知识蒸馏 knowledge Distillation

Student Net 拟合Teacher Net 的输出

temperature softmax

使用了平滑的思想

Parameter Quantization

混合精度
Weight clustering
常出现的参数使用更少的bits
- 如 Huffman encoding

架构设计 architecture design

Depthwise Separable Convolution

1 Depthwise Convolution

Filter number = Input channel number
Each filter only considers one channel.
The filters are 𝑘 × 𝑘 matrices
There is no interaction between channels.

2 Pointwise Convolution

专门用来跨 channel

must \(1*1\) filter

参数变化：

\[\frac{k*k*I+I*O}{k*k*I*O}=\frac{1}{O}+\frac{1}{k*k} \]

I: input channel

O: output channel

原理（为什么有效）

Low rank approximation

Dynamic Computation

按照资源分配

方法：

模型的每一层接出来训练，使用选不同的层
Multi-Scale Dense Network (MSDNet)
Dynamic width
Computation based on Sample Difficulty
- SkipNet: Learning Dynamic Routing in Convolutional Networks
- Runtime Neural Pruning
- BlockDrop: Dynamic Inference Paths in Residual Networks

code

knowledge Distillation

来自 https://keras.io/examples/vision/knowledge_distillation/

class Distiller(keras.Model):
    def __init__(self, student, teacher):
        super(Distiller, self).__init__()
        self.teacher = teacher
        self.student = student

    def compile(
        self,
        optimizer,
        metrics,
        student_loss_fn,
        distillation_loss_fn,
        alpha=0.1,
        temperature=3,
    ):
        """ Configure the distiller.

        Args:
            optimizer: Keras optimizer for the student weights
            metrics: Keras metrics for evaluation
            student_loss_fn: Loss function of difference between student
                predictions and ground-truth
            distillation_loss_fn: Loss function of difference between soft
                student predictions and soft teacher predictions
            alpha: weight to student_loss_fn and 1-alpha to distillation_loss_fn
            temperature: Temperature for softening probability distributions.
                Larger temperature gives softer distributions.
        """
        super(Distiller, self).compile(optimizer=optimizer, metrics=metrics)
        self.student_loss_fn = student_loss_fn
        self.distillation_loss_fn = distillation_loss_fn
        self.alpha = alpha
        self.temperature = temperature

    def train_step(self, data):
        # Unpack data
        x, y = data

        # Forward pass of teacher
        teacher_predictions = self.teacher(x, training=False)

        with tf.GradientTape() as tape:
            # Forward pass of student
            student_predictions = self.student(x, training=True)
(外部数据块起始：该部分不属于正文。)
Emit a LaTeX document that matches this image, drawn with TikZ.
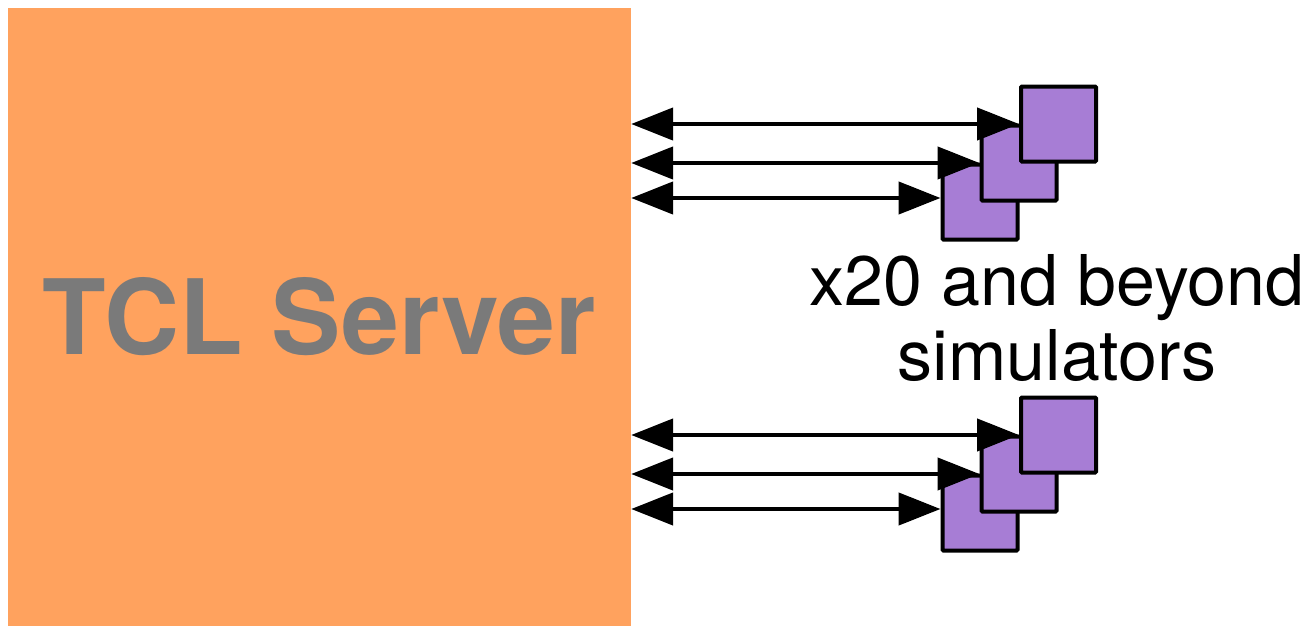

            # Compute losses
            student_loss = self.student_loss_fn(y, student_predictions)
            distillation_loss = self.distillation_loss_fn(
                tf.nn.softmax(teacher_predictions / self.temperature, axis=1),
                tf.nn.softmax(student_predictions / self.temperature, axis=1),
            )
            loss = self.alpha * student_loss + (1 - self.alpha) * distillation_loss

        # Compute gradients
        trainable_vars = self.student.trainable_variables
        gradients = tape.gradient(loss, trainable_vars)

        # Update weights
        self.optimizer.apply_gradients(zip(gradients, trainable_vars))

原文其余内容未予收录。